Rows from a dataset of charts and code:
%%

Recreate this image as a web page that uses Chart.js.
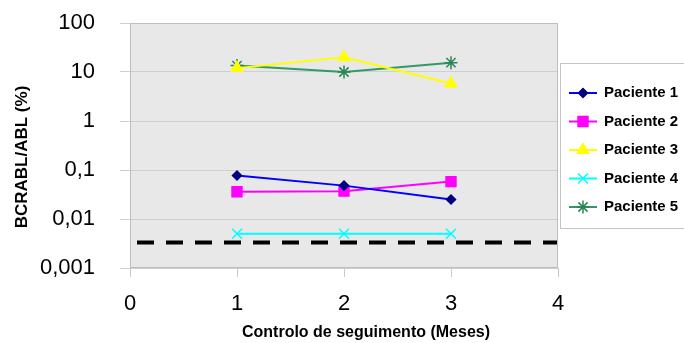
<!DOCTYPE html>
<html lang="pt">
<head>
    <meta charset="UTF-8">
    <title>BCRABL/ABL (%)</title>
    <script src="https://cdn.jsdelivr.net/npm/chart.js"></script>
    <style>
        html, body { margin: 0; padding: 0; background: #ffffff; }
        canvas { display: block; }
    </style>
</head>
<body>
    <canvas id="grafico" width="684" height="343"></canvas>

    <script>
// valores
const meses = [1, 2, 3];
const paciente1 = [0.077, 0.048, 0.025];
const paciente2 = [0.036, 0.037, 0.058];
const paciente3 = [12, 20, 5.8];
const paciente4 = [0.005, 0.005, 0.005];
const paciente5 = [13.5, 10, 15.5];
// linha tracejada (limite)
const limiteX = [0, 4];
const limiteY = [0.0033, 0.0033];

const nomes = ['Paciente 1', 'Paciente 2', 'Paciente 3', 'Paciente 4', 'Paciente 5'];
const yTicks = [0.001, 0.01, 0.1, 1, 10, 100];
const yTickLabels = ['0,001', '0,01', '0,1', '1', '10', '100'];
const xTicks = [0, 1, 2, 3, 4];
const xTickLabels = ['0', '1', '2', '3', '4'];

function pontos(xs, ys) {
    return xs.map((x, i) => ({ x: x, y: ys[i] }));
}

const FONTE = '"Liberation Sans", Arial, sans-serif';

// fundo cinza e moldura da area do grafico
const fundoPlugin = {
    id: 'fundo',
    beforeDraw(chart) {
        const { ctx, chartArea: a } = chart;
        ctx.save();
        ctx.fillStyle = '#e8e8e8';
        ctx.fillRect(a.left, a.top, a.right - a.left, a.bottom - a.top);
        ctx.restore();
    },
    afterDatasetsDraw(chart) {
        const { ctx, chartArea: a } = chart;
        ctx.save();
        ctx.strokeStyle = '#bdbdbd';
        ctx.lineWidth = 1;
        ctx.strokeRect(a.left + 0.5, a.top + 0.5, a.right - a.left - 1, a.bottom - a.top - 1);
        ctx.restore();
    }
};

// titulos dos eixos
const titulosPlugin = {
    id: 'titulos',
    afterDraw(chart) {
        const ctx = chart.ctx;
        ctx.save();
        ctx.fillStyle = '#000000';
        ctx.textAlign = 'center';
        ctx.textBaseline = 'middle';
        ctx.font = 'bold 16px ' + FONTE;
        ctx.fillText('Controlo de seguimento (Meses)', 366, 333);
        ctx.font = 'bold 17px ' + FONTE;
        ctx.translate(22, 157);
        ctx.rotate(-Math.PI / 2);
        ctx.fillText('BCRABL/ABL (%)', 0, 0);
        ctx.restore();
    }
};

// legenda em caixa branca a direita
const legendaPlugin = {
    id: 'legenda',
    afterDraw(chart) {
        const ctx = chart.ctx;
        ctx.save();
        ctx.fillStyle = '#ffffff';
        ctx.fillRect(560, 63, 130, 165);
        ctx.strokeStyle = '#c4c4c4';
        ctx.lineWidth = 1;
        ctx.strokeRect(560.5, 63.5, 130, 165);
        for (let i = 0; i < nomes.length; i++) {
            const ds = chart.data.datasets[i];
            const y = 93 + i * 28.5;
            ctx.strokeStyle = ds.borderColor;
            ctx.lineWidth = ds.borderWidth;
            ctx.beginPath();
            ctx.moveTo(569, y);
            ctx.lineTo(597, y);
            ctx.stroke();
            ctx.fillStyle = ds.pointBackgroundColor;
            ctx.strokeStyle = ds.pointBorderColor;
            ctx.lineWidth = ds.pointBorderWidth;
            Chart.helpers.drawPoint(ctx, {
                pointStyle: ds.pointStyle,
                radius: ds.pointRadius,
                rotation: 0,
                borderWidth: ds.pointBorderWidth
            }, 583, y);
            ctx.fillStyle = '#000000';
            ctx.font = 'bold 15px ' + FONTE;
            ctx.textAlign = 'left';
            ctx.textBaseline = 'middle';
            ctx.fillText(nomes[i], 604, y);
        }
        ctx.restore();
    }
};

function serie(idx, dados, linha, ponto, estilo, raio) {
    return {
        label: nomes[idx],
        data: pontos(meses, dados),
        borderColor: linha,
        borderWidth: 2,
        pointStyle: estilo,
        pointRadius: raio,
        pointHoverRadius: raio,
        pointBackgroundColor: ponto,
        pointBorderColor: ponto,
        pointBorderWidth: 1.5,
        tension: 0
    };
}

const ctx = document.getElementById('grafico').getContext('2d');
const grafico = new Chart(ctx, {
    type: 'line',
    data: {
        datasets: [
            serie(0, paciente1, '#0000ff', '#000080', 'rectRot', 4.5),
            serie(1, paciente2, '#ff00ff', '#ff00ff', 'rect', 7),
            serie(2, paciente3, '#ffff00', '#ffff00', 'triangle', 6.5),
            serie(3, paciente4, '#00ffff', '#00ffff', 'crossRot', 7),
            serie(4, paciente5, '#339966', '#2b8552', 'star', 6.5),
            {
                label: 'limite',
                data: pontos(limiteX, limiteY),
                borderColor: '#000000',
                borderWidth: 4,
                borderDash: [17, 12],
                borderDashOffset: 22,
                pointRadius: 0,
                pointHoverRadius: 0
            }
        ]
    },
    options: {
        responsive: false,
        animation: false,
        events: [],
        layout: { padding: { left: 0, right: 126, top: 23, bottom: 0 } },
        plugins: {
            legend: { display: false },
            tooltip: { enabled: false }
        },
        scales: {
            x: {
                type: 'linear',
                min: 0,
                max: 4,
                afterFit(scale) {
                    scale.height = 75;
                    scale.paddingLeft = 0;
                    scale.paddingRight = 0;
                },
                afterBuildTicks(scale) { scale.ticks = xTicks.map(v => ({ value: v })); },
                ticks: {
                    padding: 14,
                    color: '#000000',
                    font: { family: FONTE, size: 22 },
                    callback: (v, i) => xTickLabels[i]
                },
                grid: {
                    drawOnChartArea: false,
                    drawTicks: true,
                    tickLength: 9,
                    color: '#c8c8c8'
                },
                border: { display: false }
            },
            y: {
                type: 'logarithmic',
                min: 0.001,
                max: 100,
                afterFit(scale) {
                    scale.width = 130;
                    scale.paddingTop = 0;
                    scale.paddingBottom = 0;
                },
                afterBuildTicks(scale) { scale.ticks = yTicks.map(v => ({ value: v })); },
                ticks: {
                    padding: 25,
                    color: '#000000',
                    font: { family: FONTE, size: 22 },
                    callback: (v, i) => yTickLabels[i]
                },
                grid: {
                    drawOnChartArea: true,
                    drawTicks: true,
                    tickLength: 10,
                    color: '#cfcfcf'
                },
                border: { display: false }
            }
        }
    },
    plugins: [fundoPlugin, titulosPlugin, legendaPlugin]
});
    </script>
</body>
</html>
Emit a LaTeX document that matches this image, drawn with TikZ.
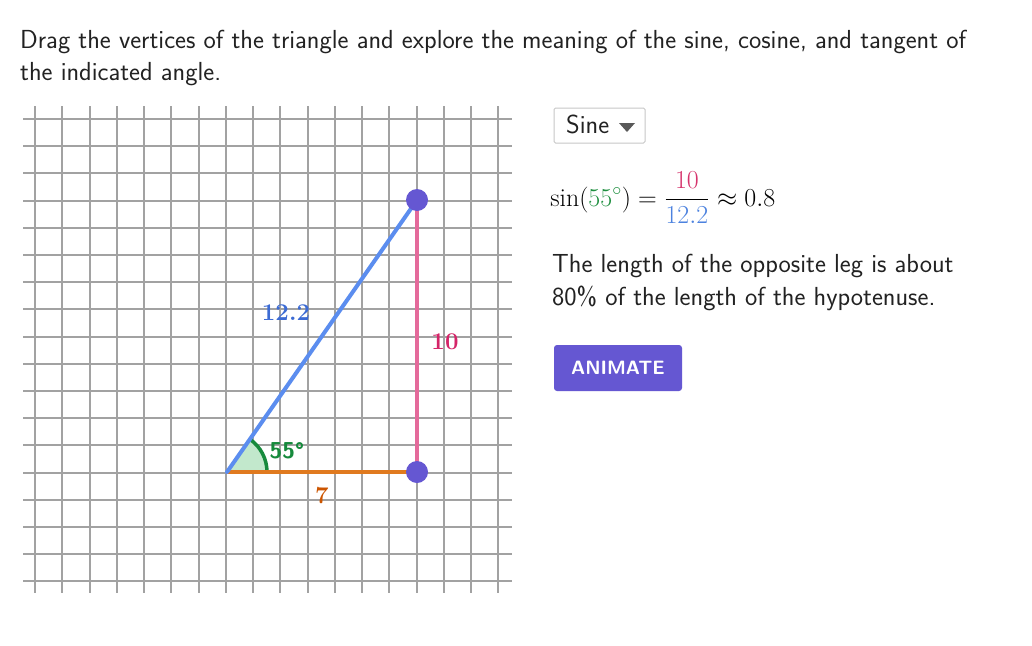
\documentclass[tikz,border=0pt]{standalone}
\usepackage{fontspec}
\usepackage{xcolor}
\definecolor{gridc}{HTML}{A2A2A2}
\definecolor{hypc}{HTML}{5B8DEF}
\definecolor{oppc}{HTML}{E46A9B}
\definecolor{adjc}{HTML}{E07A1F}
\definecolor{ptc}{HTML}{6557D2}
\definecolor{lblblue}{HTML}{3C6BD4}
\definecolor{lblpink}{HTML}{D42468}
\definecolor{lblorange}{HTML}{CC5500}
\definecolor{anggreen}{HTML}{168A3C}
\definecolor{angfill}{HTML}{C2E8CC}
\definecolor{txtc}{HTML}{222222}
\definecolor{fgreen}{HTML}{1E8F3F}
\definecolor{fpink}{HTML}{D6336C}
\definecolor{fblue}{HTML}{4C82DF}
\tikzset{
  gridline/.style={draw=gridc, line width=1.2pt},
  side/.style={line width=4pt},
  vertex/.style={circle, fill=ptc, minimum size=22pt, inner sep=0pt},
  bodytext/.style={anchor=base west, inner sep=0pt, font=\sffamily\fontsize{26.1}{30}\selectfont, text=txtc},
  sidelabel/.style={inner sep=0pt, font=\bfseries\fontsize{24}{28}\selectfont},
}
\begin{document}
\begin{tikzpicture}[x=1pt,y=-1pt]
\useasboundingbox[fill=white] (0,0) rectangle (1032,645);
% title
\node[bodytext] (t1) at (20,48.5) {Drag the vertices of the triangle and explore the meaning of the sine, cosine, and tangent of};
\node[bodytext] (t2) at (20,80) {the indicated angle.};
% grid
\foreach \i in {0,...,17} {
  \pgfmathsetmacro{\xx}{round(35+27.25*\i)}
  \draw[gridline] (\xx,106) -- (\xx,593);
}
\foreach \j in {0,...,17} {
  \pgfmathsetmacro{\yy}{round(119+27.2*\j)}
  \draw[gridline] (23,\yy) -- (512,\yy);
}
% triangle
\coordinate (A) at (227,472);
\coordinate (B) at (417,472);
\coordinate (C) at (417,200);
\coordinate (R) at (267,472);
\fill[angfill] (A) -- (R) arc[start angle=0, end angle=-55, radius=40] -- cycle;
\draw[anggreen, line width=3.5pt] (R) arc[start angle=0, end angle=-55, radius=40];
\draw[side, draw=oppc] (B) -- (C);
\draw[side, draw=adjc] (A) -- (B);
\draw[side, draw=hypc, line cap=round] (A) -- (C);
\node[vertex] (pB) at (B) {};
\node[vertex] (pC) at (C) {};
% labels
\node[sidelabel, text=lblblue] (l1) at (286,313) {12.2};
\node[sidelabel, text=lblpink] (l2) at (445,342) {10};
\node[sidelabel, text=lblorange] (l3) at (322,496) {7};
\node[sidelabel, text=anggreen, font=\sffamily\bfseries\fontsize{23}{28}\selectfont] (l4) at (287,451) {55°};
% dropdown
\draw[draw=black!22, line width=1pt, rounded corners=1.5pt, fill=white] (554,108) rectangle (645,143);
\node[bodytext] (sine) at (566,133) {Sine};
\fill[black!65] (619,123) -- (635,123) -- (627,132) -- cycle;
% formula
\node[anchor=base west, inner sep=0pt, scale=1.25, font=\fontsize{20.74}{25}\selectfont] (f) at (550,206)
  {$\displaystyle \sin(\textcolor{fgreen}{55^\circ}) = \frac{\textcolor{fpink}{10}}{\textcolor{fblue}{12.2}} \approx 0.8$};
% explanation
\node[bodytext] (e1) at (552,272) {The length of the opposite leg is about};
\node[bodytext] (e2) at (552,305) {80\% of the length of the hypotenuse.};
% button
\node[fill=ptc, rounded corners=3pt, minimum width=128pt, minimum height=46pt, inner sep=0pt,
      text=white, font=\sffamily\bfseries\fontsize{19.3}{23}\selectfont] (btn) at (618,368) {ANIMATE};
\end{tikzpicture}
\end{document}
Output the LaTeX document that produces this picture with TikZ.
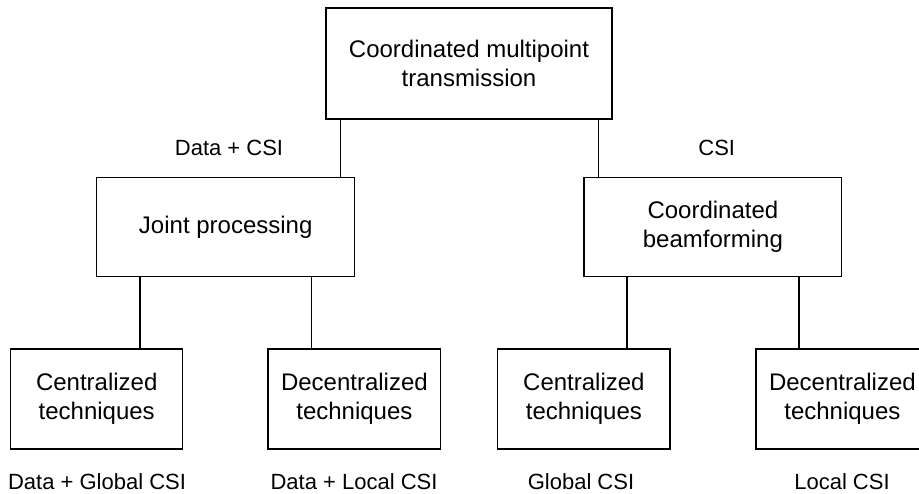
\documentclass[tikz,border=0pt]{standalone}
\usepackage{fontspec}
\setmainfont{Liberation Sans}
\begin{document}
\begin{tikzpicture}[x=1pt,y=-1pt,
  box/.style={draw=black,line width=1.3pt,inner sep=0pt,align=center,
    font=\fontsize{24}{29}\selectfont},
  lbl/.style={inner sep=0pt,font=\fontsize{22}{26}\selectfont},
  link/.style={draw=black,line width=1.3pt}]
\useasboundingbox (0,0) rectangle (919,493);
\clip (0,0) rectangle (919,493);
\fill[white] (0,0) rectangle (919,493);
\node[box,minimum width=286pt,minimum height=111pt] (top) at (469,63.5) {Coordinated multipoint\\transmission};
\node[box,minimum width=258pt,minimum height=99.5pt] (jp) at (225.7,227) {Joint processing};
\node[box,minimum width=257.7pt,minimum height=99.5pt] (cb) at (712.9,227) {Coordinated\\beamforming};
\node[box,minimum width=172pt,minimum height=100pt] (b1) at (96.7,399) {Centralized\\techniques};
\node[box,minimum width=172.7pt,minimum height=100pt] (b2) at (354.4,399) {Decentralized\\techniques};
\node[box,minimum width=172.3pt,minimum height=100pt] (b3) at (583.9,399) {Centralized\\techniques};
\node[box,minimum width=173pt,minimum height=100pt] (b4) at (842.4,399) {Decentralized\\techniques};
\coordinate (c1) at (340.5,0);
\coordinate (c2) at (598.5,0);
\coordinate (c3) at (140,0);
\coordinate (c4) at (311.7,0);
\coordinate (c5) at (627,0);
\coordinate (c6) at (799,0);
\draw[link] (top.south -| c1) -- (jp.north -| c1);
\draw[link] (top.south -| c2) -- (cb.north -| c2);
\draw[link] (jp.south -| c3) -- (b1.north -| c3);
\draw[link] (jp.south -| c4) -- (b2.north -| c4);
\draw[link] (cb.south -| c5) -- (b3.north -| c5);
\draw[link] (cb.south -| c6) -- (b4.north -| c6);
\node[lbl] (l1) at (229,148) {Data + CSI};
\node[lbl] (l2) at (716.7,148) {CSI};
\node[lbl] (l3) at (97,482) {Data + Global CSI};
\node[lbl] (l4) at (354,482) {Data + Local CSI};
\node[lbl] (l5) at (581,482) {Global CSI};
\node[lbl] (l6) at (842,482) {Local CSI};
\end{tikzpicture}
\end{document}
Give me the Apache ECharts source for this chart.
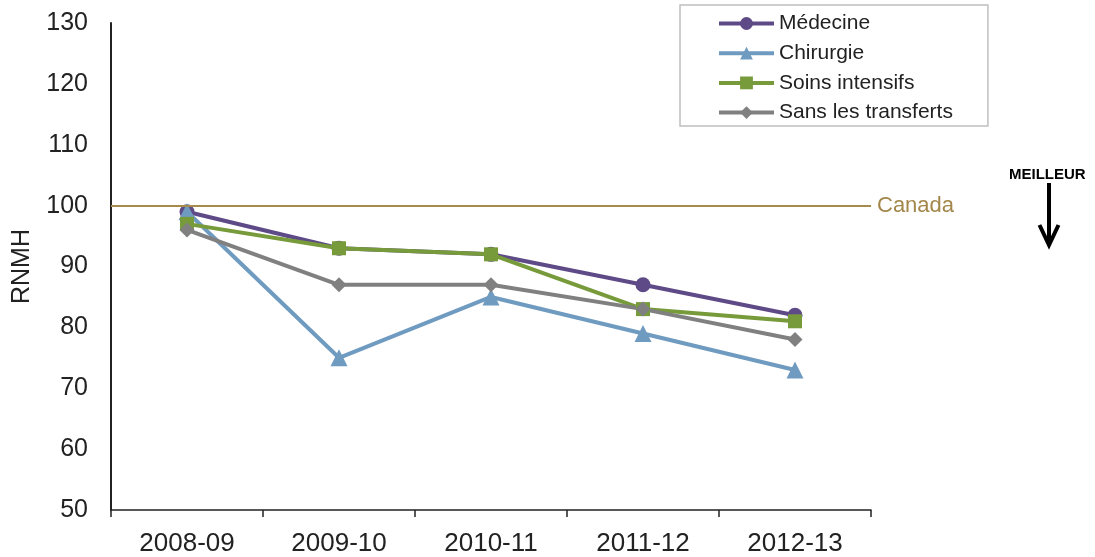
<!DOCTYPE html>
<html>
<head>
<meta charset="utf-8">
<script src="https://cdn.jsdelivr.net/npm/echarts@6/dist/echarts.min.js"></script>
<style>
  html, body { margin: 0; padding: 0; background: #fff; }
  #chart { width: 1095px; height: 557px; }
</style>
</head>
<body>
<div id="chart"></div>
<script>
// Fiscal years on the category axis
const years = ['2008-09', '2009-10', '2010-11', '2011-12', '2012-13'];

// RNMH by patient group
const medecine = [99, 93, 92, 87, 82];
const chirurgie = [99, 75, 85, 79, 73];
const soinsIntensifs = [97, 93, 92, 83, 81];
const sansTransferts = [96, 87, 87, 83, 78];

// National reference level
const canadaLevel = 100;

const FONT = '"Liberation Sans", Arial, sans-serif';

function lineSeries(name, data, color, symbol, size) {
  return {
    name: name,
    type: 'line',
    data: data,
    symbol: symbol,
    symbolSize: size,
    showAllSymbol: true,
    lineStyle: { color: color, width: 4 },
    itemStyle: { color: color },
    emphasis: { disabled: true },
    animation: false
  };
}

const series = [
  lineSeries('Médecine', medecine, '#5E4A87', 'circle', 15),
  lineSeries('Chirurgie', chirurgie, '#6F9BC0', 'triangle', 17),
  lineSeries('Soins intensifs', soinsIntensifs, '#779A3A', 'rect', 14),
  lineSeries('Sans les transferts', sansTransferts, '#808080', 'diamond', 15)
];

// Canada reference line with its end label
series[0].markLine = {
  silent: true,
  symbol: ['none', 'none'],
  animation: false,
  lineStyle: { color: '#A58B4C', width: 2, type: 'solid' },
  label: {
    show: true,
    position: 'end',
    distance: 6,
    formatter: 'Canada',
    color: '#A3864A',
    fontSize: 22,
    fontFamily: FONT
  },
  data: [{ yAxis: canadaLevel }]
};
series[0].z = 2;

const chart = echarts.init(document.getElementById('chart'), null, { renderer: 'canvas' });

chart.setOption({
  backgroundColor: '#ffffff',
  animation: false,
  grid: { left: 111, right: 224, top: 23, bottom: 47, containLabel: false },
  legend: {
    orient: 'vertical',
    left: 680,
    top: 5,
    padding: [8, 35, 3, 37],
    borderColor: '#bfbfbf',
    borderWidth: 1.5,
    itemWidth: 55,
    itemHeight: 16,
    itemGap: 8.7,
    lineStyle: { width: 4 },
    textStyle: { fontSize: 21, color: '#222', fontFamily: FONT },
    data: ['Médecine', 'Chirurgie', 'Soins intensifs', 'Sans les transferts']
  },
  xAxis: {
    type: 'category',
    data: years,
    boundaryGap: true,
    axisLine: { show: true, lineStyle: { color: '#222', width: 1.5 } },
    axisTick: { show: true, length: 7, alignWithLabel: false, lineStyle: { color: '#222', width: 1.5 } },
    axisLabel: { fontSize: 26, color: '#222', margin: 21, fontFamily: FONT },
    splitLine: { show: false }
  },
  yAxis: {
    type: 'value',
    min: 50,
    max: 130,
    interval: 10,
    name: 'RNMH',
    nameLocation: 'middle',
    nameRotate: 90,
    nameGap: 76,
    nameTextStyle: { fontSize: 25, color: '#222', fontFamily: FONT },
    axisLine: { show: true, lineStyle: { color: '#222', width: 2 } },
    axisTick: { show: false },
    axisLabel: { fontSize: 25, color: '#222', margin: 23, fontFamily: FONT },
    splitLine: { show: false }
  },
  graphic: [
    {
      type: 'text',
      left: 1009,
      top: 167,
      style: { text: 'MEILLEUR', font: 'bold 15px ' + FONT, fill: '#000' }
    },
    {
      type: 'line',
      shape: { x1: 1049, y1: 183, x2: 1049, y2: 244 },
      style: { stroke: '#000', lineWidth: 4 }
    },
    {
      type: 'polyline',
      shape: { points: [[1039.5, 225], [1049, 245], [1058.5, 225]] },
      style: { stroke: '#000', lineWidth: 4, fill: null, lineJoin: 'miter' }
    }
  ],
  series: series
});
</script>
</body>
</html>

%%

=== Exercise instructions ===
Establish how many lines of the material above hold the word "that". Nothing but the count should be returned.

=== Solution to the problem ===
3